(Records with drawing code)
━━━

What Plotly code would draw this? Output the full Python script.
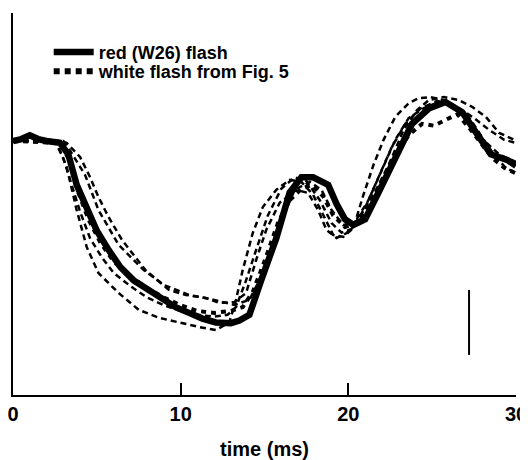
import plotly.graph_objects as go

# time axis (ms) and responses (arbitrary units, baseline ~66)
red_t = [0, 0.5, 1.0, 1.5, 2.0, 2.8, 3.3, 3.8, 4.4, 5.0, 5.7, 6.4, 7.2, 8.1, 9.0, 9.7, 10.5,
         11.3, 12.1, 13.0, 13.5, 14.1, 14.8, 15.7, 16.5, 17.2, 17.9, 18.8, 19.3, 19.8, 20.3,
         21.0, 21.8, 22.8, 23.8, 24.8, 25.8, 26.8, 27.8, 28.5, 29.5, 30.0]
red_y = [66.5, 67, 68, 67, 66.5, 66, 63, 55, 49, 43, 38, 33.5, 30, 27.5, 25, 23, 21.5,
         20, 19, 18.8, 19.5, 21, 30, 41, 53, 57, 57, 55, 50, 46, 44.5,
         46, 53, 62, 71, 75, 76.7, 74, 67.5, 63, 61.5, 60]

white_a_t = [0, 2.5, 2.8, 3.2, 3.8, 4.4, 5.1, 6.3, 7.5, 8.7, 11.1, 12.1, 12.9, 13.3, 13.7, 14.3,
             14.9, 15.7, 16.5, 17.2, 17.9, 18.5, 19.1, 19.7, 20.3, 20.9, 21.5, 22.1, 22.8,
             23.6, 24.2, 24.9, 25.7, 26.6, 27.5, 28.4, 29.3, 30.0]
white_a_y = [66.5, 66.5, 64, 59.7, 48.4, 38.7, 31.9, 26.7, 22.3, 20.2, 17.8, 17, 19, 24.9, 32.7,
             42.4, 49.2, 53.7, 56.3, 55.8, 52.4, 47.1, 41.9, 41.4, 43.7, 52.4, 60.2, 66.8,
             72.8, 76.4, 77.7, 78, 77.2, 75.1, 72.5, 69.4, 66.8, 66]

white_b_t = [0, 2.8, 3.2, 4.0, 4.6, 5.1, 5.7, 6.5, 7.9, 9.3, 10.3, 11.5, 12.3, 13.2, 13.9, 14.5,
             15.1, 15.9, 16.9, 17.6, 18.2, 18.7, 19.3, 19.9, 20.4, 21.2, 22.0, 22.8, 23.6,
             24.5, 25.4, 26.1, 27.1, 27.9, 28.7, 29.4, 30.0]
white_b_y = [66.5, 66.5, 66, 62.3, 57, 51.8, 46.6, 40.6, 32.7, 27.5, 26.2, 25.4, 24.1, 24.3,
             26.7, 35.3, 43.2, 50.3, 53.7, 52.9, 48.4, 43.2, 41.1, 42.4, 45.3, 51, 58.9,
             66.8, 72.5, 75.1, 76.7, 76.4, 73.3, 68.1, 62.8, 59.4, 58.1]

white_c_t = [0, 2.5, 3.0, 3.5, 4.0, 4.6, 5.3, 6.0, 7.0, 8.0, 9.0, 10.0, 11.0, 12.0, 12.8, 13.3,
             13.9, 14.5, 15.2, 16.0, 16.8, 17.5, 18.3, 19.0, 19.6, 20.2, 21.0, 21.8, 22.6,
             23.4, 24.3, 25.3, 26.2, 27.1, 28.0, 29.0, 30.0]
white_c_y = [66.5, 66.5, 62, 55, 48, 41, 36, 32, 28.5, 25.5, 23.5, 22, 21, 20.5, 21, 23,
             30, 38, 47, 54, 57, 56, 51, 45, 42.5, 43.5, 49, 57, 65,
             71, 75, 77, 76, 72, 67, 63, 61]

white_d_t = [0, 3.0, 3.4, 4.3, 5.1, 6.3, 7.8, 9.0, 10.5, 12.0, 13.2, 14.1, 15.0, 15.9, 16.8,
             17.7, 18.4, 19.0, 19.7, 20.5, 21.5, 22.4, 23.3, 24.1, 24.8, 25.7, 26.6, 27.4,
             28.2, 29.0, 29.9]
white_d_y = [66.5, 66.5, 64, 57.6, 48.4, 39.3, 32.7, 28.8, 26.2, 24.9, 23.6, 24.9, 32.7, 44.5,
             53.7, 55.8, 53.7, 48.4, 44.5, 45.3, 52.4, 60.2, 69.4, 74.6, 77.2, 78, 77.2, 75.4,
             72.8, 68.6, 66.8]

white_e_t = [0, 2.8, 3.3, 3.9, 4.5, 5.2, 6.0, 7.0, 8.0, 9.0, 10.0, 11.0, 12.0, 13.0, 13.7,
             14.3, 15.0, 15.8, 16.5, 17.2, 17.8, 18.5, 19.1, 19.8, 20.5, 21.3, 22.0, 22.8,
             23.6, 24.4, 25.1, 25.8, 26.5, 27.2, 27.9, 28.6, 29.3, 30.0]
white_e_y = [66.5, 66, 62, 53, 46, 40, 35, 31, 28, 25.5, 23.5, 22, 21.5, 22, 23,
             27, 35, 45, 51, 54, 55, 52, 47, 44, 45, 50, 56, 63,
             68, 71, 70.5, 72, 73.5, 70, 66, 62, 59.5, 58]

# calibration bar
bar_t = [27.2, 27.2]
bar_y = [10.5, 27.5]

FONT = "Liberation Sans, Arial, sans-serif"

fig = go.Figure()

for t, y in [(white_a_t, white_a_y), (white_b_t, white_b_y),
             (white_c_t, white_c_y), (white_d_t, white_d_y)]:
    fig.add_trace(go.Scatter(x=t, y=y, mode="lines", showlegend=False,
                             line=dict(color="black", width=2.5, dash="6px,4px")))
fig.add_trace(go.Scatter(x=white_e_t, y=white_e_y, mode="lines", showlegend=False,
                         line=dict(color="black", width=4, dash="5px,5px")))

fig.add_trace(go.Scatter(x=red_t, y=red_y, mode="lines", name="red (W26) flash",
                         legend="legend", line=dict(color="black", width=6.5)))
# legend entry for the dashed family
fig.add_trace(go.Scatter(x=[None], y=[None], mode="lines", name="white flash from Fig. 5",
                         legend="legend2",
                         line=dict(color="black", width=6, dash="6px,5px")))

fig.add_trace(go.Scatter(x=bar_t, y=bar_y, mode="lines", showlegend=False,
                         line=dict(color="black", width=2)))

leg = dict(x=0.071, xanchor="left", yanchor="middle", bgcolor="rgba(0,0,0,0)",
           itemwidth=40, font=dict(size=18, weight="bold"))

# the page body adds an 8px offset, so the figure is sized a little smaller
fig.update_layout(
    width=520, height=452,
    margin=dict(l=5, r=12, t=5, b=65),
    plot_bgcolor="white", paper_bgcolor="white",
    font=dict(family=FONT, color="black", size=18),
    legend=dict(leg, y=0.897),
    legend2=dict(leg, y=0.847),
    xaxis=dict(range=[0, 30], tickvals=[0, 10, 20, 30], ticks="inside", ticklen=12,
               tickwidth=2, tickcolor="black", showline=True, linewidth=2,
               linecolor="black", showgrid=False, zeroline=False, automargin=False,
               ticklabeloverflow="allow",
               tickfont=dict(size=20, weight="bold"),
               title=dict(text="time (ms)", font=dict(size=20, weight="bold"), standoff=18)),
    yaxis=dict(range=[0, 100], showticklabels=False, ticks="", showline=True,
               linewidth=2, linecolor="black", showgrid=False, zeroline=False,
               automargin=False),
)

fig.write_html("out.html")
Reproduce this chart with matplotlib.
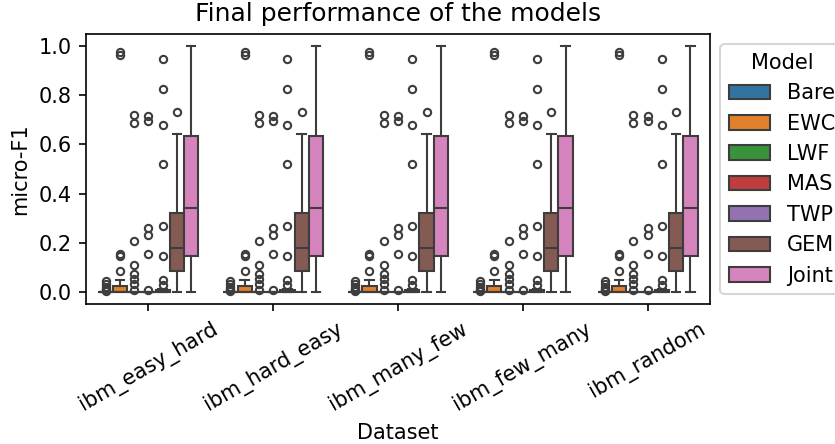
import numpy as np
import matplotlib
matplotlib.use("Agg")
import matplotlib.pyplot as plt
from matplotlib.patches import Patch

datasets = ["ibm_easy_hard", "ibm_hard_easy", "ibm_many_few", "ibm_few_many", "ibm_random"]
models = ["Bare", "EWC", "LWF", "MAS", "TWP", "GEM", "Joint"]
colors = ["#3274a1", "#e1812c", "#3a923a", "#c03d3e", "#9372b2", "#845b53", "#d684bd"]

# box statistics per model (whislo, q1, median, q3, whishi)
# every dataset shows the same distribution
whislo = [0.0, 0.0, 0.0, 0.0, 0.0, 0.0, 0.0]
q1 = [0.0, 0.0, 0.0, 0.0, 0.0, 0.084, 0.147]
med = [0.0, 0.0, 0.0, 0.0, 0.0, 0.178, 0.341]
q3 = [0.0, 0.024, 0.0, 0.0, 0.006, 0.320, 0.633]
whishi = [0.0, 0.049, 0.0, 0.0, 0.013, 0.643, 1.0]
fliers = [
    [0.003, 0.006, 0.012, 0.02, 0.03, 0.043],
    [0.083, 0.147, 0.154, 0.963, 0.977],
    [0.009, 0.03, 0.051, 0.073, 0.107, 0.205, 0.689, 0.722],
    [0.008, 0.155, 0.231, 0.258, 0.695, 0.716],
    [0.029, 0.049, 0.147, 0.268, 0.519, 0.678, 0.824, 0.949],
    [0.733],
    [],
]

gray = "#3d3d3d"
fig = plt.figure(figsize=(835 / 150, 444 / 150), dpi=150)
ax = fig.add_axes([86 / 835, 1 - 304 / 444, 624 / 835, 270 / 444])

n = len(models)
w = 0.8 / n
for d in range(len(datasets)):
    for m in range(n):
        st = dict(whislo=whislo[m], q1=q1[m], med=med[m], q3=q3[m],
                  whishi=whishi[m], fliers=fliers[m])
        pos = d - 0.4 + w * (m + 0.5)
        ax.bxp([st], positions=[pos], widths=[w], capwidths=[w * 0.6],
               patch_artist=True, manage_ticks=False,
               boxprops=dict(facecolor=colors[m], edgecolor=gray, linewidth=1.0),
               medianprops=dict(color=gray, linewidth=1.0),
               whiskerprops=dict(color=gray, linewidth=1.0),
               capprops=dict(color=gray, linewidth=1.0),
               flierprops=dict(marker="o", markerfacecolor="none",
                               markeredgecolor=gray, markersize=3.5,
                               markeredgewidth=1.0))

ax.set_xlim(-0.5, len(datasets) - 0.5)
ax.set_ylim(-0.05, 1.05)
ax.set_yticks([0.0, 0.2, 0.4, 0.6, 0.8, 1.0])
ax.set_yticklabels(["0.0", "0.2", "0.4", "0.6", "0.8", "1.0"])
ax.set_xticks(range(len(datasets)))
ax.set_xticklabels(datasets, rotation=30)
ax.set_xlabel("Dataset")
ax.set_ylabel("micro-F1")
ax.set_title("Final performance of the models")

handles = [Patch(facecolor=c, edgecolor=gray, linewidth=1.0) for c in colors]
ax.legend(handles, models, title="Model", loc="upper left", bbox_to_anchor=(1, 1))

fig.savefig("out.png", dpi=150)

━━━

What the task requires: Leave out any pictures, please, and quote only the lines from the top of the data through the line that contains "import plotly.graph_objects as go".

Reply:
What Plotly code would draw this? Output the full Python script.
import plotly.graph_objects as go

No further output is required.